## [Task prompt]
Give an exact copy of every line, leaving images out.

## [Source material]
────────────────

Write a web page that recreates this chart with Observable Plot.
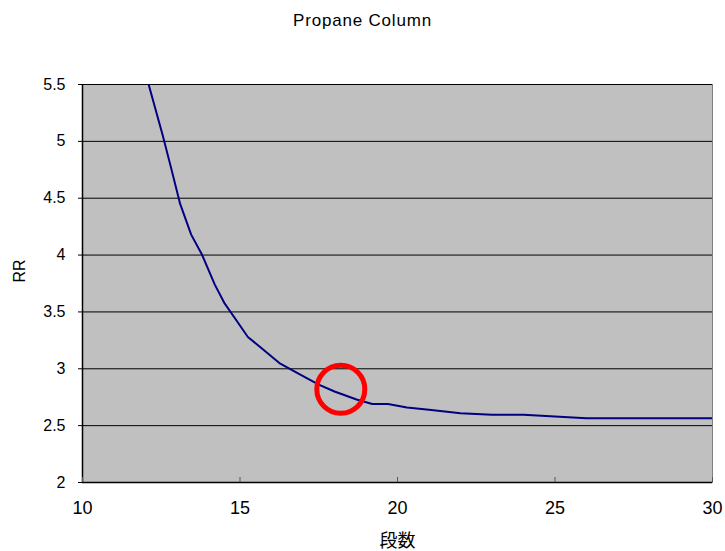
<!DOCTYPE html>
<html>
<head>
<meta charset="utf-8">
<script src="https://cdn.jsdelivr.net/npm/d3@7"></script>
<script src="https://cdn.jsdelivr.net/npm/@observablehq/plot@0.6"></script>
<style>
  html, body { margin: 0; padding: 0; background: #fff; }
  #title {
    width: 725px; height: 40px; line-height: 42px; text-align: center;
    font-family: "Liberation Sans", Arial, sans-serif; font-size: 17px;
    letter-spacing: 0.8px; color: #000;
  }
</style>
</head>
<body>
<div id="title">Propane Column</div>
<div id="chart"></div>
<script>
// Minimum reflux ratio vs. number of stages for the propane column
const stages = [12.1, 12.55, 12.8, 13.1, 13.45, 13.8, 14.2, 14.5, 14.9, 15.25, 15.6, 16.25, 16.9, 17.5, 18.0, 18.7, 19.2, 19.7, 20.3, 21.0, 22.0, 23.0, 24.0, 25.0, 26.0, 30.0];
const refluxRatio = [5.5, 5.05, 4.78, 4.45, 4.18, 4.0, 3.74, 3.58, 3.42, 3.28, 3.2, 3.05, 2.95, 2.86, 2.8, 2.73, 2.69, 2.69, 2.66, 2.64, 2.61, 2.595, 2.595, 2.58, 2.565, 2.565];

// Highlighted operating point
const pickStage = [18.2];
const pickRR = [2.82];

const xTicks = [10, 15, 20, 25, 30];
const yTicks = [2, 2.5, 3, 3.5, 4, 4.5, 5, 5.5];
const xTitle = "段数";
const yTitle = "RR";

const curve = stages.map((n, i) => ({n, rr: refluxRatio[i]}));
const pick = pickStage.map((n, i) => ({n, rr: pickRR[i]}));

const font = '"Liberation Sans", Arial, sans-serif';

const chart = Plot.plot({
  width: 725,
  height: 511,
  marginLeft: 82,
  marginRight: 13,
  marginTop: 44,
  marginBottom: 69,
  style: {fontFamily: font, fontSize: "16px", background: "#fff", color: "#000", overflow: "visible"},
  x: {domain: [10, 30], label: null},
  y: {domain: [2, 5.5], label: null},
  marks: [
    Plot.frame({fill: "#c0c0c0", stroke: "#808080"}),
    Plot.ruleY(yTicks, {stroke: "#000", strokeWidth: 1}),
    Plot.ruleX([10], {stroke: "#000", strokeWidth: 1.5}),
    Plot.ruleY([2], {stroke: "#000", strokeWidth: 1.5}),
    Plot.axisY({ticks: yTicks, tickSize: 4, tickPadding: 13, tickFormat: d => String(d), stroke: "#000", fontSize: 16, label: null}),
    Plot.axisX({ticks: xTicks, tickSize: -5, tickFormat: () => "", stroke: "#555", label: null}),
    Plot.axisX({ticks: xTicks, tickSize: 0, tickPadding: 19, tickFormat: d => String(d), fontSize: 18, label: null}),
    Plot.line(curve, {x: "n", y: "rr", stroke: "#000080", strokeWidth: 2, clip: true}),
    Plot.dot(pick, {x: "n", y: "rr", r: 24, stroke: "#ff0000", strokeWidth: 5, fill: "none"}),
    Plot.text([yTitle], {frameAnchor: "left", dx: -63, dy: -1, rotate: -90, fontSize: 16, fontFamily: font}),
    Plot.text([xTitle], {frameAnchor: "bottom", dy: 64, fontSize: 18, fontFamily: '"Noto Sans CJK JP", sans-serif'})
  ]
});
document.getElementById("chart").appendChild(chart);
</script>
</body>
</html>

────────────────

## [Exercise solution]
Write a web page that recreates this chart with Observable Plot.
<!DOCTYPE html>
<html>
<head>
<meta charset="utf-8">
<script src="https://cdn.jsdelivr.net/npm/d3@7"></script>
<script src="https://cdn.jsdelivr.net/npm/@observablehq/plot@0.6"></script>
<style>
  html, body { margin: 0; padding: 0; background: #fff; }
  #title {
    width: 725px; height: 40px; line-height: 42px; text-align: center;
    font-family: "Liberation Sans", Arial, sans-serif; font-size: 17px;
    letter-spacing: 0.8px; color: #000;
  }
</style>
</head>
<body>
<div id="title">Propane Column</div>
<div id="chart"></div>
<script>
// Minimum reflux ratio vs. number of stages for the propane column
const stages = [12.1, 12.55, 12.8, 13.1, 13.45, 13.8, 14.2, 14.5, 14.9, 15.25, 15.6, 16.25, 16.9, 17.5, 18.0, 18.7, 19.2, 19.7, 20.3, 21.0, 22.0, 23.0, 24.0, 25.0, 26.0, 30.0];
const refluxRatio = [5.5, 5.05, 4.78, 4.45, 4.18, 4.0, 3.74, 3.58, 3.42, 3.28, 3.2, 3.05, 2.95, 2.86, 2.8, 2.73, 2.69, 2.69, 2.66, 2.64, 2.61, 2.595, 2.595, 2.58, 2.565, 2.565];

// Highlighted operating point
const pickStage = [18.2];
const pickRR = [2.82];

const xTicks = [10, 15, 20, 25, 30];
const yTicks = [2, 2.5, 3, 3.5, 4, 4.5, 5, 5.5];
const xTitle = "段数";
const yTitle = "RR";

const curve = stages.map((n, i) => ({n, rr: refluxRatio[i]}));
const pick = pickStage.map((n, i) => ({n, rr: pickRR[i]}));

const font = '"Liberation Sans", Arial, sans-serif';

const chart = Plot.plot({
  width: 725,
  height: 511,
  marginLeft: 82,
  marginRight: 13,
  marginTop: 44,
  marginBottom: 69,
  style: {fontFamily: font, fontSize: "16px", background: "#fff", color: "#000", overflow: "visible"},
  x: {domain: [10, 30], label: null},
  y: {domain: [2, 5.5], label: null},
  marks: [
    Plot.frame({fill: "#c0c0c0", stroke: "#808080"}),
    Plot.ruleY(yTicks, {stroke: "#000", strokeWidth: 1}),
    Plot.ruleX([10], {stroke: "#000", strokeWidth: 1.5}),
    Plot.ruleY([2], {stroke: "#000", strokeWidth: 1.5}),
    Plot.axisY({ticks: yTicks, tickSize: 4, tickPadding: 13, tickFormat: d => String(d), stroke: "#000", fontSize: 16, label: null}),
    Plot.axisX({ticks: xTicks, tickSize: -5, tickFormat: () => "", stroke: "#555", label: null}),
    Plot.axisX({ticks: xTicks, tickSize: 0, tickPadding: 19, tickFormat: d => String(d), fontSize: 18, label: null}),
    Plot.line(curve, {x: "n", y: "rr", stroke: "#000080", strokeWidth: 2, clip: true}),
    Plot.dot(pick, {x: "n", y: "rr", r: 24, stroke: "#ff0000", strokeWidth: 5, fill: "none"}),
    Plot.text([yTitle], {frameAnchor: "left", dx: -63, dy: -1, rotate: -90, fontSize: 16, fontFamily: font}),
    Plot.text([xTitle], {frameAnchor: "bottom", dy: 64, fontSize: 18, fontFamily: '"Noto Sans CJK JP", sans-serif'})
  ]
});
document.getElementById("chart").appendChild(chart);
</script>
</body>
</html>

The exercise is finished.